Discos Horoscopo/Rebel Up Records

May/2022

By the late 70s Peruvian cumbia had become synonymous with neighbourhoods on the outskirts of Lima populated by internal migrants from the Andes and the Amazon. The cumbia they played had a strong cholo (mixed Andean and Spanish) identity, with a smoother, more vocal-orientated approach, marking it out from earlier cumbia. This compilation collects together some of the hits from this era, splitting them into two categories, love songs and socio-political songs.

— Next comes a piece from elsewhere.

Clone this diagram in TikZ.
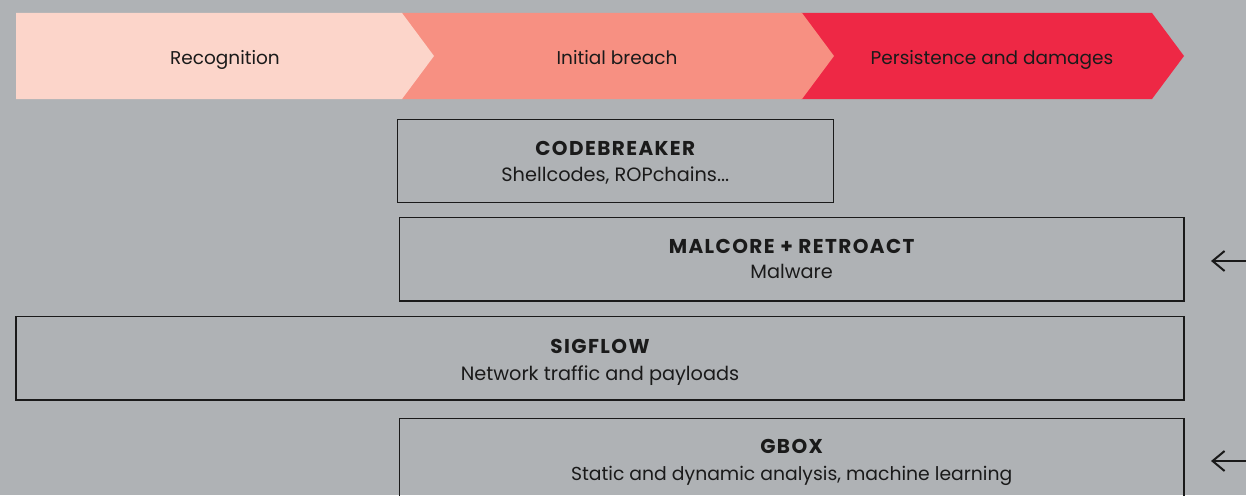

In regards to love, it’s all broken hearts, tears and drinking, Los Shapis singing ‘they call me a drunk drunkard,’ and blaming a woman for putting them in that state, while Chacalón likewise has no option but to get drunk ‘because of her.’ The socio-political songs continue these themes, but interlaced with social commentary, Grupo Alegre unable to love a woman because she’s from a different social class, Pintura Roja’s ‘Navidad Sin Mamá’ the story of a migrant who can’t face Christmas without his mum, and then there’s Chacalón y la Nueva Crema’s much-loved ‘Soy Provinciano’, about being proud of coming from the provinces. Though modestly produced, there is so much passion on show here that it’s hard not to get stirred by these working-class Peruvian anthems.